>> Start

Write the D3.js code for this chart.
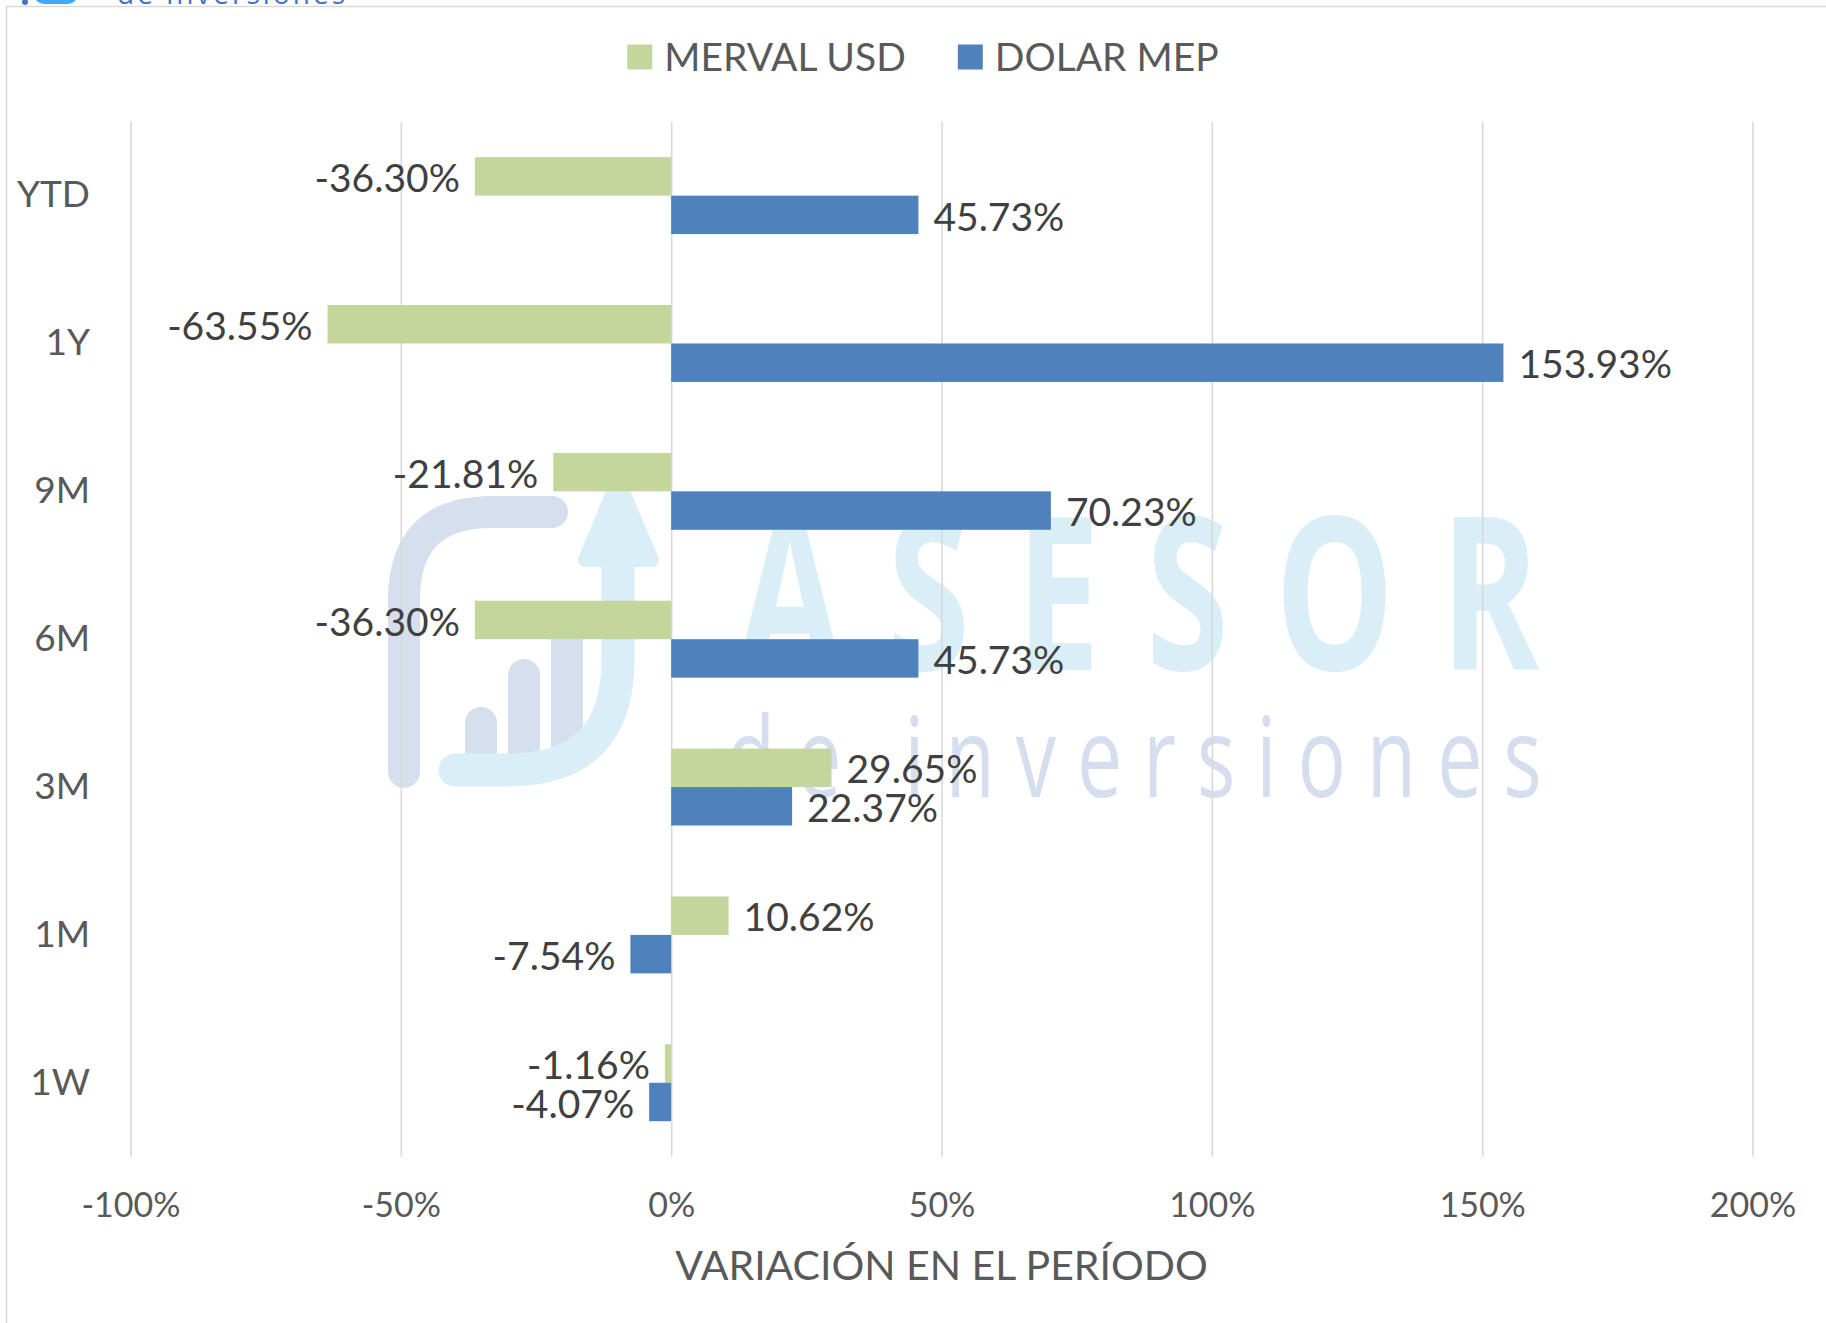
<!DOCTYPE html>
<html>
<head>
<meta charset="utf-8">
<script src="https://cdn.jsdelivr.net/npm/d3@7"></script>
<style>
  body { margin: 0; background: #fff; }
  svg { display: block; font-family: Lato, "Open Sans", sans-serif; }
</style>
</head>
<body>
<svg id="chart" width="1826" height="1323"></svg>
<script>
// data
const categories = ["YTD", "1Y", "9M", "6M", "3M", "1M", "1W"]
const mervalUsd = [-36.30, -63.55, -21.81, -36.30, 29.65, 10.62, -1.16]
const dolarMep = [45.73, 153.93, 70.23, 45.73, 22.37, -7.54, -4.07]
const seriesNames = ["MERVAL USD", "DOLAR MEP"]
const seriesColors = ["#C3D69B", "#4F81BD"]
const xTicks = [-100, -50, 0, 50, 100, 150, 200]
const axisTitle = "VARIACIÓN EN EL PERÍODO"

const svg = d3.select("#chart")
const W = 1826, H = 1323
const plot = { left: 130.5, right: 1752.5, top: 121.7, bottom: 1156.7 }

// plain hyphen, like the original, not d3's minus sign
const pct = function (v) { return d3.format(".2f")(v).replace("\u2212", "-") + "%" }

svg.append("rect").attr("width", W).attr("height", H).attr("fill", "#fff")

// frame of the chart
svg.append("rect")
  .attr("x", 6.5).attr("y", 6.5).attr("width", W + 20).attr("height", H + 20)
  .attr("fill", "none").attr("stroke", "#D9D9D9").attr("stroke-width", 1.5)

// logo cut off at the top edge
svg.append("text").attr("x", 117).attr("y", 4)
  .attr("font-family", "Open Sans").attr("font-size", 28).attr("letter-spacing", 3)
  .attr("fill", "#4472C4").text("de inversiones")
svg.append("rect").attr("x", 34).attr("y", -20).attr("width", 44).attr("height", 24)
  .attr("rx", 10).attr("fill", "#3FA9F5")
svg.append("circle").attr("cx", 25).attr("cy", 2).attr("r", 3).attr("fill", "#4472C4")

// watermark
const wm = svg.append("g").attr("class", "watermark")
const lav = "#D6DFEE", cyan = "#D9EEF6"
wm.append("path").attr("d", "M404,772 L404,600 Q404,512 492,512 L552,512")
  .attr("fill", "none").attr("stroke", lav).attr("stroke-width", 32).attr("stroke-linecap", "round")
;[[465, 707], [508, 659], [551, 605]].forEach(function (b) {
  wm.append("rect").attr("x", b[0]).attr("y", b[1]).attr("width", 32).attr("height", 775 - b[1])
    .attr("rx", 16).attr("fill", lav)
})
wm.append("path").attr("d", "M618,540 L618,660 Q618,770 508,770 L455,770")
  .attr("fill", "none").attr("stroke", cyan).attr("stroke-width", 33).attr("stroke-linecap", "round")
wm.append("path").attr("d", "M618,480 L652,560 L585,560 Z")
  .attr("fill", cyan).attr("stroke", cyan).attr("stroke-width", 14).attr("stroke-linejoin", "round")

wm.append("text")
  .attr("transform", "translate(738,670) scale(0.7,1)")
  .attr("font-family", "Open Sans").attr("font-weight", 700).attr("font-size", 214)
  .attr("letter-spacing", 66).attr("fill", "#DAEEF7").text("ASESOR")
wm.append("text")
  .attr("transform", "translate(726,797) scale(0.72,1)")
  .attr("font-family", "Open Sans").attr("font-size", 112)
  .attr("letter-spacing", 29).attr("fill", "#D5DEEF").text("de inversiones")

// scales
const x = d3.scaleLinear().domain([-100, 200]).range([plot.left, plot.right])
const y = d3.scaleBand().domain(categories).range([plot.top, plot.bottom])
  .paddingInner(0.48).paddingOuter(0.24)
const ySub = d3.scaleBand().domain(seriesNames).range([0, y.bandwidth()])

// gridlines
const grid = svg.append("g").attr("transform", "translate(0," + plot.bottom + ")")
  .call(d3.axisBottom(x).tickValues(xTicks).tickSize(-(plot.bottom - plot.top)).tickFormat(""))
grid.select(".domain").remove()
grid.selectAll("line").attr("stroke", "#D9D9D9").attr("stroke-width", 1.6)

// tick labels
const xAxis = svg.append("g").attr("transform", "translate(0,1205)")
  .call(d3.axisBottom(x).tickValues(xTicks).tickSize(0).tickFormat(function (d) { return d + "%" }))
xAxis.select(".domain").remove()
xAxis.selectAll("text").attr("y", 0).attr("dy", "0.35em")
  .attr("font-family", "Lato").attr("font-size", 34).attr("fill", "#595959")

svg.append("text").attr("x", (plot.left + plot.right) / 2).attr("y", 1266).attr("dy", "0.35em")
  .attr("text-anchor", "middle").attr("font-size", 41).attr("fill", "#595959").text(axisTitle)

// category labels
const yAxis = svg.append("g").attr("transform", "translate(90,0)")
  .call(d3.axisLeft(y).tickSize(0).tickPadding(0))
yAxis.select(".domain").remove()
yAxis.selectAll("text").attr("font-family", "Lato").attr("font-size", 37).attr("fill", "#595959")

// bars
const series = [mervalUsd, dolarMep]
const rows = []
series.forEach(function (vals, s) {
  vals.forEach(function (v, i) { rows.push({ cat: categories[i], name: seriesNames[s], s: s, v: v }) })
})

svg.append("g").selectAll("rect").data(rows).join("rect")
  .attr("x", function (d) { return x(Math.min(0, d.v)) })
  .attr("width", function (d) { return Math.abs(x(d.v) - x(0)) })
  .attr("y", function (d) { return y(d.cat) + ySub(d.name) })
  .attr("height", ySub.bandwidth())
  .attr("fill", function (d) { return seriesColors[d.s] })

svg.append("g").selectAll("text").data(rows).join("text")
  .attr("x", function (d) { return d.v < 0 ? x(d.v) - 15 : x(d.v) + 15 })
  .attr("y", function (d) { return y(d.cat) + ySub(d.name) + ySub.bandwidth() / 2 + 2 })
  .attr("dy", "0.35em")
  .attr("text-anchor", function (d) { return d.v < 0 ? "end" : "start" })
  .attr("font-size", 39).attr("fill", "#404040")
  .text(function (d) { return pct(d.v) })

// legend, centred on the frame
const legend = svg.append("g")
const items = legend.selectAll("g").data(seriesNames).join("g")
items.append("rect").attr("width", 25).attr("height", 25).attr("y", -12.5)
  .attr("fill", function (d, i) { return seriesColors[i] })
items.append("text").attr("x", 37).attr("dy", "0.35em")
  .attr("font-size", 39).attr("fill", "#595959").text(function (d) { return d })
let lx = 0
items.each(function () {
  const g = d3.select(this)
  g.attr("transform", "translate(" + lx + ",0)")
  lx += 37 + g.select("text").node().getComputedTextLength() + 52
})
lx -= 52
legend.attr("transform", "translate(" + (923 - lx / 2) + ",57)")
</script>
</body>
</html>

>> End

> _Problem to solve_: Except for the pictures, reproduce every line exactly.

> _Written response_:
Write the D3.js code for this chart.
<!DOCTYPE html>
<html>
<head>
<meta charset="utf-8">
<script src="https://cdn.jsdelivr.net/npm/d3@7"></script>
<style>
  body { margin: 0; background: #fff; }
  svg { display: block; font-family: Lato, "Open Sans", sans-serif; }
</style>
</head>
<body>
<svg id="chart" width="1826" height="1323"></svg>
<script>
// data
const categories = ["YTD", "1Y", "9M", "6M", "3M", "1M", "1W"]
const mervalUsd = [-36.30, -63.55, -21.81, -36.30, 29.65, 10.62, -1.16]
const dolarMep = [45.73, 153.93, 70.23, 45.73, 22.37, -7.54, -4.07]
const seriesNames = ["MERVAL USD", "DOLAR MEP"]
const seriesColors = ["#C3D69B", "#4F81BD"]
const xTicks = [-100, -50, 0, 50, 100, 150, 200]
const axisTitle = "VARIACIÓN EN EL PERÍODO"

const svg = d3.select("#chart")
const W = 1826, H = 1323
const plot = { left: 130.5, right: 1752.5, top: 121.7, bottom: 1156.7 }

// plain hyphen, like the original, not d3's minus sign
const pct = function (v) { return d3.format(".2f")(v).replace("\u2212", "-") + "%" }

svg.append("rect").attr("width", W).attr("height", H).attr("fill", "#fff")

// frame of the chart
svg.append("rect")
  .attr("x", 6.5).attr("y", 6.5).attr("width", W + 20).attr("height", H + 20)
  .attr("fill", "none").attr("stroke", "#D9D9D9").attr("stroke-width", 1.5)

// logo cut off at the top edge
svg.append("text").attr("x", 117).attr("y", 4)
  .attr("font-family", "Open Sans").attr("font-size", 28).attr("letter-spacing", 3)
  .attr("fill", "#4472C4").text("de inversiones")
svg.append("rect").attr("x", 34).attr("y", -20).attr("width", 44).attr("height", 24)
  .attr("rx", 10).attr("fill", "#3FA9F5")
svg.append("circle").attr("cx", 25).attr("cy", 2).attr("r", 3).attr("fill", "#4472C4")

// watermark
const wm = svg.append("g").attr("class", "watermark")
const lav = "#D6DFEE", cyan = "#D9EEF6"
wm.append("path").attr("d", "M404,772 L404,600 Q404,512 492,512 L552,512")
  .attr("fill", "none").attr("stroke", lav).attr("stroke-width", 32).attr("stroke-linecap", "round")
;[[465, 707], [508, 659], [551, 605]].forEach(function (b) {
  wm.append("rect").attr("x", b[0]).attr("y", b[1]).attr("width", 32).attr("height", 775 - b[1])
    .attr("rx", 16).attr("fill", lav)
})
wm.append("path").attr("d", "M618,540 L618,660 Q618,770 508,770 L455,770")
  .attr("fill", "none").attr("stroke", cyan).attr("stroke-width", 33).attr("stroke-linecap", "round")
wm.append("path").attr("d", "M618,480 L652,560 L585,560 Z")
  .attr("fill", cyan).attr("stroke", cyan).attr("stroke-width", 14).attr("stroke-linejoin", "round")

wm.append("text")
  .attr("transform", "translate(738,670) scale(0.7,1)")
  .attr("font-family", "Open Sans").attr("font-weight", 700).attr("font-size", 214)
  .attr("letter-spacing", 66).attr("fill", "#DAEEF7").text("ASESOR")
wm.append("text")
  .attr("transform", "translate(726,797) scale(0.72,1)")
  .attr("font-family", "Open Sans").attr("font-size", 112)
  .attr("letter-spacing", 29).attr("fill", "#D5DEEF").text("de inversiones")

// scales
const x = d3.scaleLinear().domain([-100, 200]).range([plot.left, plot.right])
const y = d3.scaleBand().domain(categories).range([plot.top, plot.bottom])
  .paddingInner(0.48).paddingOuter(0.24)
const ySub = d3.scaleBand().domain(seriesNames).range([0, y.bandwidth()])

// gridlines
const grid = svg.append("g").attr("transform", "translate(0," + plot.bottom + ")")
  .call(d3.axisBottom(x).tickValues(xTicks).tickSize(-(plot.bottom - plot.top)).tickFormat(""))
grid.select(".domain").remove()
grid.selectAll("line").attr("stroke", "#D9D9D9").attr("stroke-width", 1.6)

// tick labels
const xAxis = svg.append("g").attr("transform", "translate(0,1205)")
  .call(d3.axisBottom(x).tickValues(xTicks).tickSize(0).tickFormat(function (d) { return d + "%" }))
xAxis.select(".domain").remove()
xAxis.selectAll("text").attr("y", 0).attr("dy", "0.35em")
  .attr("font-family", "Lato").attr("font-size", 34).attr("fill", "#595959")

svg.append("text").attr("x", (plot.left + plot.right) / 2).attr("y", 1266).attr("dy", "0.35em")
  .attr("text-anchor", "middle").attr("font-size", 41).attr("fill", "#595959").text(axisTitle)

// category labels
const yAxis = svg.append("g").attr("transform", "translate(90,0)")
  .call(d3.axisLeft(y).tickSize(0).tickPadding(0))
yAxis.select(".domain").remove()
yAxis.selectAll("text").attr("font-family", "Lato").attr("font-size", 37).attr("fill", "#595959")

// bars
const series = [mervalUsd, dolarMep]
const rows = []
series.forEach(function (vals, s) {
  vals.forEach(function (v, i) { rows.push({ cat: categories[i], name: seriesNames[s], s: s, v: v }) })
})

svg.append("g").selectAll("rect").data(rows).join("rect")
  .attr("x", function (d) { return x(Math.min(0, d.v)) })
  .attr("width", function (d) { return Math.abs(x(d.v) - x(0)) })
  .attr("y", function (d) { return y(d.cat) + ySub(d.name) })
  .attr("height", ySub.bandwidth())
  .attr("fill", function (d) { return seriesColors[d.s] })

svg.append("g").selectAll("text").data(rows).join("text")
  .attr("x", function (d) { return d.v < 0 ? x(d.v) - 15 : x(d.v) + 15 })
  .attr("y", function (d) { return y(d.cat) + ySub(d.name) + ySub.bandwidth() / 2 + 2 })
  .attr("dy", "0.35em")
  .attr("text-anchor", function (d) { return d.v < 0 ? "end" : "start" })
  .attr("font-size", 39).attr("fill", "#404040")
  .text(function (d) { return pct(d.v) })

// legend, centred on the frame
const legend = svg.append("g")
const items = legend.selectAll("g").data(seriesNames).join("g")
items.append("rect").attr("width", 25).attr("height", 25).attr("y", -12.5)
  .attr("fill", function (d, i) { return seriesColors[i] })
items.append("text").attr("x", 37).attr("dy", "0.35em")
  .attr("font-size", 39).attr("fill", "#595959").text(function (d) { return d })
let lx = 0
items.each(function () {
  const g = d3.select(this)
  g.attr("transform", "translate(" + lx + ",0)")
  lx += 37 + g.select("text").node().getComputedTextLength() + 52
})
lx -= 52
legend.attr("transform", "translate(" + (923 - lx / 2) + ",57)")
</script>
</body>
</html>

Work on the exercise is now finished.